Only the articles with the hypertext links are available on line at this time. We will be adding more articles as we get a chance to scan and format them. All the articles are available in printed form from Progressive Labor Party.
The twelve articles included in the present collection reflect the Progressive Labor Party's major contributions to the advancement of revolutionary communist theoretical science over the past quarter-century.
Our Party represents a logical outgrowth of the movement for proletarian dictatorship and egalitarian communism, a struggle that began with the Communist Manifesto of 1848. We could not exist without the monumental contributions of revolutionary leaders and thinkers like Marx, Engels, Lenin, Stalin and Mao, or without the heroic fight for communism waged by millions of workers and others throughout the world since the Paris Commune of 1871.
The Commune, the Soviet Revolution of 1917, the Soviet working class's momentous victory over the Nazi beasts, the Chinese Revolution and its sequel, the Great Proletarian Cultural Revolution, as well as a long history of other battles large and small against imperialism, all prove that working class revolution and egalitarian communism represent the inevitable wave of humanity's future. Sooner or later the international working class will free itself from the murderous economic, cultural, and psychological oppression of the profit system.
However, revolution is not a spontaneous event. It is a process. Like any science, it requires carefully planned, conscious activity. Like all scientists, revolutionaries must formulate a plan, carry out experiments based on it, analyze errors, repeat successes, and strive to rectify failures.
The historical experience of revolutionary communist movements shows that the dictatorship of the proletariat turned into its opposite because of key weaknesses within the old communist parties and their strategic political line. These weaknesses eventually led to the re-establishment of full-blown capitalism in once-socialist countries. The obscene anti-communist, anti-worker lies and actions of a Gorbachev or a Deng have their roots in these weaknesses.
Socialism--the violent seizure of power by the working class and the consolidation of proletarian dictatorship--were epoch-making accomplishments in the Soviet Union, China, and elsewhere. But socialism preserved wages and social inequality. It could not fail to restore capitalism because it was capitalist in essence.

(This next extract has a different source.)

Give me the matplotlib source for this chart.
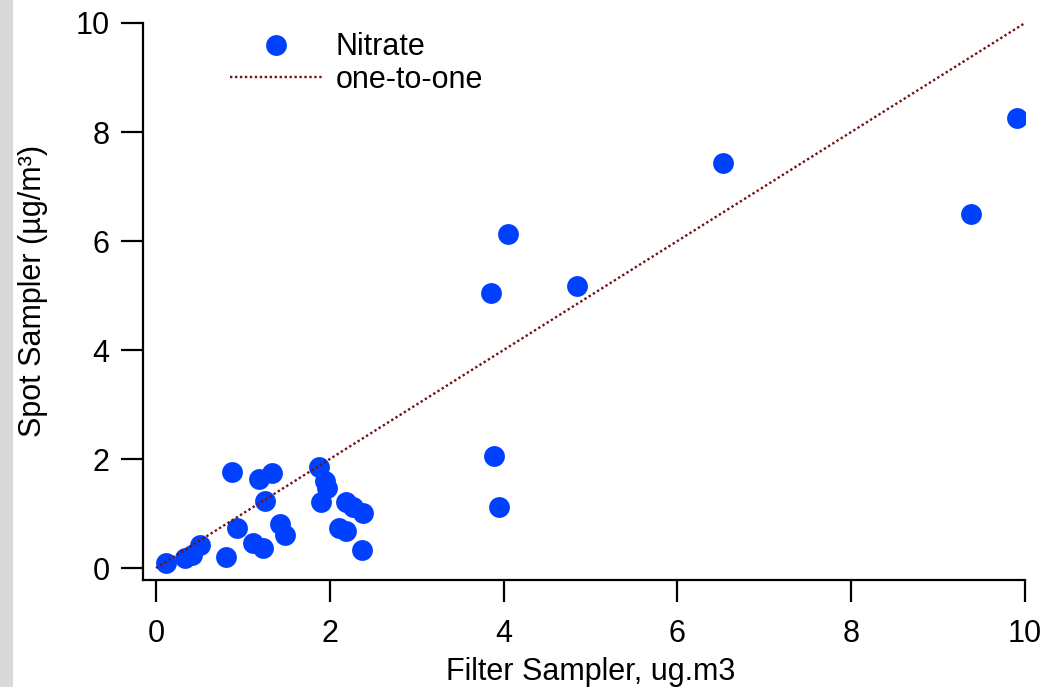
import matplotlib
matplotlib.use("Agg")
import matplotlib.pyplot as plt
from matplotlib.patches import Rectangle

plt.rcParams['font.family'] = ['Liberation Sans', 'DejaVu Sans']

filter_x = [0.12, 0.33, 0.41, 0.51, 0.81, 0.87, 0.93, 1.12, 1.23, 1.19, 1.33, 1.25,
            1.43, 1.48, 1.87, 1.95, 1.97, 1.90, 2.19, 2.27, 2.38, 2.11, 2.19, 2.37,
            3.89, 3.95, 3.86, 4.05, 4.84, 6.52, 9.38, 9.91]
spot_y = [0.09, 0.18, 0.24, 0.42, 0.21, 1.77, 0.73, 0.45, 0.37, 1.63, 1.75, 1.23,
          0.80, 0.61, 1.86, 1.59, 1.46, 1.22, 1.22, 1.12, 1.01, 0.73, 0.67, 0.33,
          2.06, 1.12, 5.04, 6.12, 5.18, 7.44, 6.49, 8.25]
one_to_one = [0, 10]
x_ticks = [0, 2, 4, 6, 8, 10]
y_ticks = [0, 2, 4, 6, 8, 10]

FS = 22

fig = plt.figure(figsize=(10.58, 6.87), dpi=100)
fig.patches.append(Rectangle((0, 0), 13 / 1058, 1, transform=fig.transFigure,
                             facecolor='#d9d9d9', edgecolor='none', zorder=0))
ax = fig.add_axes([143 / 1058, 1 - 580 / 687, (1025 - 143) / 1058, (580 - 23) / 687])

ax.plot(filter_x, spot_y, 'o', color='#0040ff', markersize=15, markeredgewidth=0,
        label='Nitrate', zorder=3)
ax.plot(one_to_one, one_to_one, linestyle=(0, (1, 1.1)), color='#761010', linewidth=1.7,
        label='one-to-one', zorder=4)

ax.set_xlim(-0.15, 10)
ax.set_ylim(-0.22, 10)
ax.set_xticks(x_ticks)
ax.set_yticks(y_ticks)
ax.spines['top'].set_visible(False)
ax.spines['right'].set_visible(False)
for s in ('left', 'bottom'):
    ax.spines[s].set_linewidth(1.6)
ax.tick_params(axis='both', direction='out', length=16, width=1.6, labelsize=FS)
ax.tick_params(axis='y', pad=8)
ax.tick_params(axis='x', pad=12)

ax.set_xlabel('Filter Sampler, ug.m3', fontsize=FS, labelpad=6)
ax.set_ylabel('Spot Sampler (µg/m³)', fontsize=FS, labelpad=20)
ax.xaxis.label.set_x(0.508)
ax.yaxis.label.set_y(0.519)

leg = ax.legend(loc='upper left', bbox_to_anchor=(0.085, 1.005), frameon=False, fontsize=FS,
                handlelength=3.0, handletextpad=0.45, labelspacing=0.08, borderaxespad=0)

fig.savefig('out.png', dpi=100)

Our Party has broken completely with the theory of revolution in "two stages." In Road to Revolution III, we said that communists must fight for the dictatorship of the proletariat as a bottom-line program in all circumstances. In Road to Revolution IV we advanced this concept to the next logical step. The PLP now believes that abolishing wage slavery and building egalitarian communism must become the immediate goal of workers' dictatorship. A new international communist movement must build a base now for this idea among workers and all their potential allies. We are striving to lead such a movement, and we have made modest but significant progress since the publication of Road to Revolution IV in 1982.
Our Party was born in the struggle to raise the red flag high above the slime of opportunism. We want to win the confidence of the working class, to earn the right to lead it to revolution. Throughout our history, we have attempted to learn from the positive contributions to others and to recognize and reject their errors.

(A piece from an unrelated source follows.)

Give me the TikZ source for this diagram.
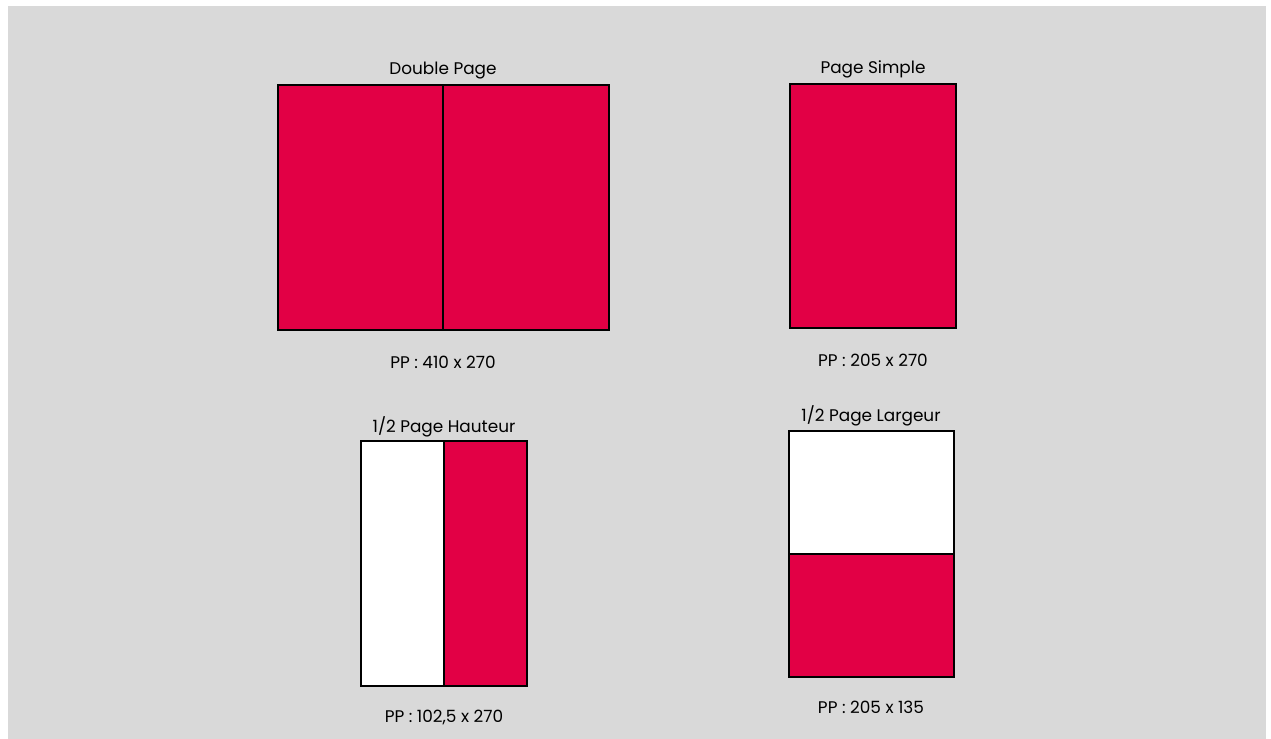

Some of the articles in this collection, particularly the earliest ones, reflect lessons we drew from other revolutionary movements. However, the reader will see that as the PLP developed, our line and our own militant political activity had to become the key focus of our analysis and criticism.
Our Party was once tiny. It grew--in both size and quality. It is still small today. It has nonetheless accumulated a wealth of experience in working class struggle on many fronts. As these articles show, we have also made many errors. The articles reflect the inevitable, healthy process or putting revolutionary ideas into practice, committing mistakes, evaluating the work objectively, and starting out again on a higher level. Study and life teach us that weak, small movements can gain strength until they become invincible, provided they represent the interests of the working class and apply dialectical materialism, the science of understanding and transforming reality.
Some of the following articles (Road to Revolution III and IV) reflect primarily the advances the Party has made in its general line. Others (Build a Base in the Working Class, Revolution--Not Reform, What You Do Counts, etc.) represent a self-critical attempt to improve the Party's practice in carrying out its line. Communists are materialists. We understand that correct ideas must reflect reality and that the working class can learn the science of revolution only by engaging in the class struggle.
None of these articles constitutes the last word on anything. Each of them embodies a significant advance in the Party's collective knowledge. We present this pamphlet as a weapon for the working class's arsenal of ideas, in the hope that it will help convince readers to join our Party and dedicate their lives to the fight for communism.